**RAW DATA**
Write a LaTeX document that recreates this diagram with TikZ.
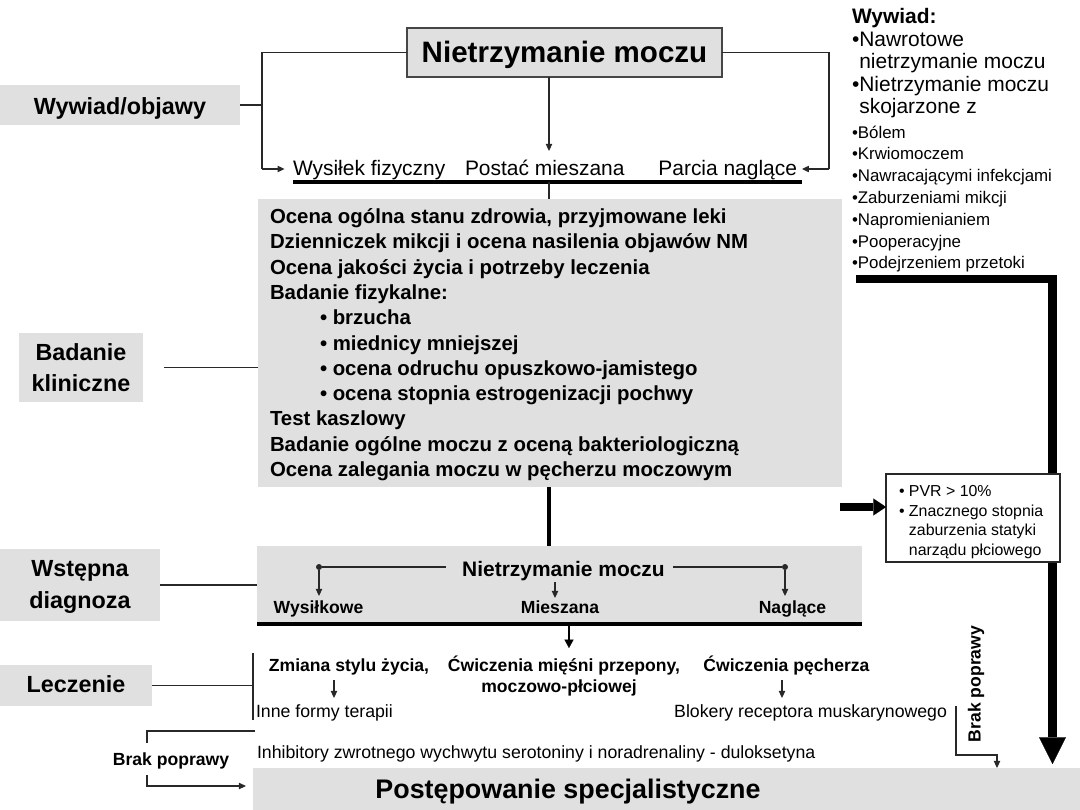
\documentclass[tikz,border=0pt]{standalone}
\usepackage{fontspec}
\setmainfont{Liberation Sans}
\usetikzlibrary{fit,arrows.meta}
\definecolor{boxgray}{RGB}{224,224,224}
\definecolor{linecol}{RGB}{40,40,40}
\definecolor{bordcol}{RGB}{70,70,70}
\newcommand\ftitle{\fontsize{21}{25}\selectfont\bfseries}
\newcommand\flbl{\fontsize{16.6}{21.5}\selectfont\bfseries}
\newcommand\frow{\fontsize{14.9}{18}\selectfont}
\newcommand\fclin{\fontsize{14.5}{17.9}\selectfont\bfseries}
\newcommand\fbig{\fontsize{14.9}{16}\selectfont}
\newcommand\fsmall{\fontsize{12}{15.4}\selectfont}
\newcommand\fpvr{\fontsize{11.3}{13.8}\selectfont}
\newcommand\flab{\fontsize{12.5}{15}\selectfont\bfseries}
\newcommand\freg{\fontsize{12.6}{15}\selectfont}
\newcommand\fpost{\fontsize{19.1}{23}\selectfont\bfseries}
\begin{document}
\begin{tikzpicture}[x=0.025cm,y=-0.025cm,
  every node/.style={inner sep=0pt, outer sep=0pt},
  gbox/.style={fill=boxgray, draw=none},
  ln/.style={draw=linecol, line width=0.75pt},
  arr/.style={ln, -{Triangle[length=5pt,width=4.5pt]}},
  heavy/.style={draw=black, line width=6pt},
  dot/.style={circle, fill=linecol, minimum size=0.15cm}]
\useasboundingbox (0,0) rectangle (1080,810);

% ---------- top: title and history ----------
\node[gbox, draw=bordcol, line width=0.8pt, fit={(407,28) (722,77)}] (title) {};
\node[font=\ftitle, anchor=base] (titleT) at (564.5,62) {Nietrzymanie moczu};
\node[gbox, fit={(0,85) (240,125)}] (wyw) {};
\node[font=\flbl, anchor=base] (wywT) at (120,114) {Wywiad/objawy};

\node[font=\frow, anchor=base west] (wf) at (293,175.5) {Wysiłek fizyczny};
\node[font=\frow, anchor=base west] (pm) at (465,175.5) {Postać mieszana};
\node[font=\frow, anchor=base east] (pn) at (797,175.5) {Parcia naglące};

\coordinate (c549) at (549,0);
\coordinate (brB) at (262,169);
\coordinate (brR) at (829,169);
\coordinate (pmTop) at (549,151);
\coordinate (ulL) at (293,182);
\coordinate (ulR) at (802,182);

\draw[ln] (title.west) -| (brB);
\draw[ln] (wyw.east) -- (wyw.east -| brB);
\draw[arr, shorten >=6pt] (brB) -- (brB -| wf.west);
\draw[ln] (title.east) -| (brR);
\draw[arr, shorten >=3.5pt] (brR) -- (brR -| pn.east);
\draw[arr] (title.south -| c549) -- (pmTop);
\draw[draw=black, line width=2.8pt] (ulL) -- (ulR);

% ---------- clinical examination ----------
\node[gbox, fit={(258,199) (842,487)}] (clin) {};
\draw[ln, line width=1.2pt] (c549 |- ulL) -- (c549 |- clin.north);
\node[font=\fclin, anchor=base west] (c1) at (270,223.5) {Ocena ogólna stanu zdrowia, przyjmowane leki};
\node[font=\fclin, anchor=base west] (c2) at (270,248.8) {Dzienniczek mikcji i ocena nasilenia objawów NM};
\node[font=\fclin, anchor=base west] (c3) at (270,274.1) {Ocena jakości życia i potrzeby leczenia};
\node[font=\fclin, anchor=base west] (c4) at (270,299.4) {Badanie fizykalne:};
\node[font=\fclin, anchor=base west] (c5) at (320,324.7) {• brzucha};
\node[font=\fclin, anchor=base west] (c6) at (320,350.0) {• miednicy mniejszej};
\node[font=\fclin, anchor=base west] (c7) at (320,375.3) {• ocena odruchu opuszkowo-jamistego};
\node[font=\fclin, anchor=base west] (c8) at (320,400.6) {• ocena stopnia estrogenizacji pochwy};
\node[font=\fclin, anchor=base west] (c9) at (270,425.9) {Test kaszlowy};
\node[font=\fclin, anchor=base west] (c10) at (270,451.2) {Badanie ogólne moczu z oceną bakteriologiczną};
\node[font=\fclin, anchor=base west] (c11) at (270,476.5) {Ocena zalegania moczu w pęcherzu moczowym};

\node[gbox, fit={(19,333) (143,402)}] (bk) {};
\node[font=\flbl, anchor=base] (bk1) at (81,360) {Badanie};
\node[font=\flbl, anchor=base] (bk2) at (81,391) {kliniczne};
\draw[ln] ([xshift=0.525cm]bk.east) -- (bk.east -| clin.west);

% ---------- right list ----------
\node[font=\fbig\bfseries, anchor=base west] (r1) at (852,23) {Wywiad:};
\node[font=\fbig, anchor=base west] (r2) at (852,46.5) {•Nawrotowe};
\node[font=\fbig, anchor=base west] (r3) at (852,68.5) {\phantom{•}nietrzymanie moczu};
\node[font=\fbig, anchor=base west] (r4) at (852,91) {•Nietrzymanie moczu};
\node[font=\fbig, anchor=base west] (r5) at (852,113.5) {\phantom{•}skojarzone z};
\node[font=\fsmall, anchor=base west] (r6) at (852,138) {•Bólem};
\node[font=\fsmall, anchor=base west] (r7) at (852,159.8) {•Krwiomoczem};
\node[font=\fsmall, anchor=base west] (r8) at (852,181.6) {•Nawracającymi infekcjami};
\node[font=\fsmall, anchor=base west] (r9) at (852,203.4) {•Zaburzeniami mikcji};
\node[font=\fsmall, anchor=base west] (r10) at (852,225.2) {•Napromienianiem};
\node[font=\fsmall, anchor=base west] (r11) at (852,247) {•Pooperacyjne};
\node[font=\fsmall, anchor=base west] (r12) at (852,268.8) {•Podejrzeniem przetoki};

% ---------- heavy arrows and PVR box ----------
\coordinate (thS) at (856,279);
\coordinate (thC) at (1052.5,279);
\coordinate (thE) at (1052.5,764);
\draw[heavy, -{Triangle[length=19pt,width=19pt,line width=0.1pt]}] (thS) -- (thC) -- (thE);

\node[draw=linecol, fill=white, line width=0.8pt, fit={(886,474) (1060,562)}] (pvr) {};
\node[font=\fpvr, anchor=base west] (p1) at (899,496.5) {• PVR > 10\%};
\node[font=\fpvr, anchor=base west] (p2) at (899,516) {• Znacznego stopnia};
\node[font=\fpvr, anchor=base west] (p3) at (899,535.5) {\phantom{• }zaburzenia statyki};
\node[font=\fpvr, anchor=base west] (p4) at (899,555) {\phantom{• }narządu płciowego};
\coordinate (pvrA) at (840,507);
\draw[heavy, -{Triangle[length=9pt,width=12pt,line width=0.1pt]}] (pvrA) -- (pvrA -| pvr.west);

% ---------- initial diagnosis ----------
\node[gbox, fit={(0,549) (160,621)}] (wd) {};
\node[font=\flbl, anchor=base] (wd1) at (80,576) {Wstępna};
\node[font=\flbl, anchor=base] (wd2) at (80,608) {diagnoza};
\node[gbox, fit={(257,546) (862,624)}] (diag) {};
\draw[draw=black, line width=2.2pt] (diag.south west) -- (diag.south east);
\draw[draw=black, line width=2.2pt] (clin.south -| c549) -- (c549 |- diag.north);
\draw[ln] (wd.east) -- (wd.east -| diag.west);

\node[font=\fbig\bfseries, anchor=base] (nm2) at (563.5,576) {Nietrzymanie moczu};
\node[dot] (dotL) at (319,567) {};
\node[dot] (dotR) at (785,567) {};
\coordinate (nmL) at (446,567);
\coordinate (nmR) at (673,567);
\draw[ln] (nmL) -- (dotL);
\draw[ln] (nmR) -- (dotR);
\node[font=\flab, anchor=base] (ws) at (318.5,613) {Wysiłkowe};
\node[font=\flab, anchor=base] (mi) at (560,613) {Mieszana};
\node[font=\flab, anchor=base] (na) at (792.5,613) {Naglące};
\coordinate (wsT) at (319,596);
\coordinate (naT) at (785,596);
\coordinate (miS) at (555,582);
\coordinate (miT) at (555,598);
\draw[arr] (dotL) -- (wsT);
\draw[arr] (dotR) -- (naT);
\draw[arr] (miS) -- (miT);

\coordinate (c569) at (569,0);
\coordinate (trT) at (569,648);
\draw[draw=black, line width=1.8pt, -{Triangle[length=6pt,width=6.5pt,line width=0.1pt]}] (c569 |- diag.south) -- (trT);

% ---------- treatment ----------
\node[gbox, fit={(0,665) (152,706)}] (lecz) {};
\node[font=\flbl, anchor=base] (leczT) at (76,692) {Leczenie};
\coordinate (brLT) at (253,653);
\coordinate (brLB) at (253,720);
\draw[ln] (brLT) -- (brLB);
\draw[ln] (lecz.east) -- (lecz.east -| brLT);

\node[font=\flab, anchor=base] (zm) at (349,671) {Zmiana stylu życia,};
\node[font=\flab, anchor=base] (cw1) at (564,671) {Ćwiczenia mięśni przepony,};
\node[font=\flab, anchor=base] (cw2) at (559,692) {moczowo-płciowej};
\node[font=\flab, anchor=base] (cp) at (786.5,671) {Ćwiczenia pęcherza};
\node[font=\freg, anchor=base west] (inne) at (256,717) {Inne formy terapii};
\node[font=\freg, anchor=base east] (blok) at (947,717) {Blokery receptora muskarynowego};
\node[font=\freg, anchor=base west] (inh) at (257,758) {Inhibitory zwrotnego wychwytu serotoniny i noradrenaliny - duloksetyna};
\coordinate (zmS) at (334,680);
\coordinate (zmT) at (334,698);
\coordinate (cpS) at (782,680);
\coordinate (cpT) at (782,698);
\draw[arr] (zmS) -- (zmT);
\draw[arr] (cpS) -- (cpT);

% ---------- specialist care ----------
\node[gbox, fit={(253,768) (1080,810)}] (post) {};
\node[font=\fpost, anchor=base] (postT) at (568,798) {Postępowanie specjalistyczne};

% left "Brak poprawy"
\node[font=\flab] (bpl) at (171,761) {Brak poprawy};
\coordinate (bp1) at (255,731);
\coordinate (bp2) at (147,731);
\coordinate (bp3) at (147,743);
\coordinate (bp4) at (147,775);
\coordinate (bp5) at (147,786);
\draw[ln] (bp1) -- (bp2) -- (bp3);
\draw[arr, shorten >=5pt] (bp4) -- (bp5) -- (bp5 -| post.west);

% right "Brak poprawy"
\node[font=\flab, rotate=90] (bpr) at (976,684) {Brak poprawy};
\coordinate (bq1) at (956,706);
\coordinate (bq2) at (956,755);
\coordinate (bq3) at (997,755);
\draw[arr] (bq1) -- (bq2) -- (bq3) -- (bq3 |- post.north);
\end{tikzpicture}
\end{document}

**YOUR INSTRUCTIONS**
Write out again, exactly, the lines from the start of the listing up to the line containing "anchor=base] (wywT) at", with both ends and without pictures.

**ANSWER TO THIS TASK**
Write a LaTeX document that recreates this diagram with TikZ.
\documentclass[tikz,border=0pt]{standalone}
\usepackage{fontspec}
\setmainfont{Liberation Sans}
\usetikzlibrary{fit,arrows.meta}
\definecolor{boxgray}{RGB}{224,224,224}
\definecolor{linecol}{RGB}{40,40,40}
\definecolor{bordcol}{RGB}{70,70,70}
\newcommand\ftitle{\fontsize{21}{25}\selectfont\bfseries}
\newcommand\flbl{\fontsize{16.6}{21.5}\selectfont\bfseries}
\newcommand\frow{\fontsize{14.9}{18}\selectfont}
\newcommand\fclin{\fontsize{14.5}{17.9}\selectfont\bfseries}
\newcommand\fbig{\fontsize{14.9}{16}\selectfont}
\newcommand\fsmall{\fontsize{12}{15.4}\selectfont}
\newcommand\fpvr{\fontsize{11.3}{13.8}\selectfont}
\newcommand\flab{\fontsize{12.5}{15}\selectfont\bfseries}
\newcommand\freg{\fontsize{12.6}{15}\selectfont}
\newcommand\fpost{\fontsize{19.1}{23}\selectfont\bfseries}
\begin{document}
\begin{tikzpicture}[x=0.025cm,y=-0.025cm,
  every node/.style={inner sep=0pt, outer sep=0pt},
  gbox/.style={fill=boxgray, draw=none},
  ln/.style={draw=linecol, line width=0.75pt},
  arr/.style={ln, -{Triangle[length=5pt,width=4.5pt]}},
  heavy/.style={draw=black, line width=6pt},
  dot/.style={circle, fill=linecol, minimum size=0.15cm}]
\useasboundingbox (0,0) rectangle (1080,810);

% ---------- top: title and history ----------
\node[gbox, draw=bordcol, line width=0.8pt, fit={(407,28) (722,77)}] (title) {};
\node[font=\ftitle, anchor=base] (titleT) at (564.5,62) {Nietrzymanie moczu};
\node[gbox, fit={(0,85) (240,125)}] (wyw) {};
\node[font=\flbl, anchor=base] (wywT) at (120,114) {Wywiad/objawy};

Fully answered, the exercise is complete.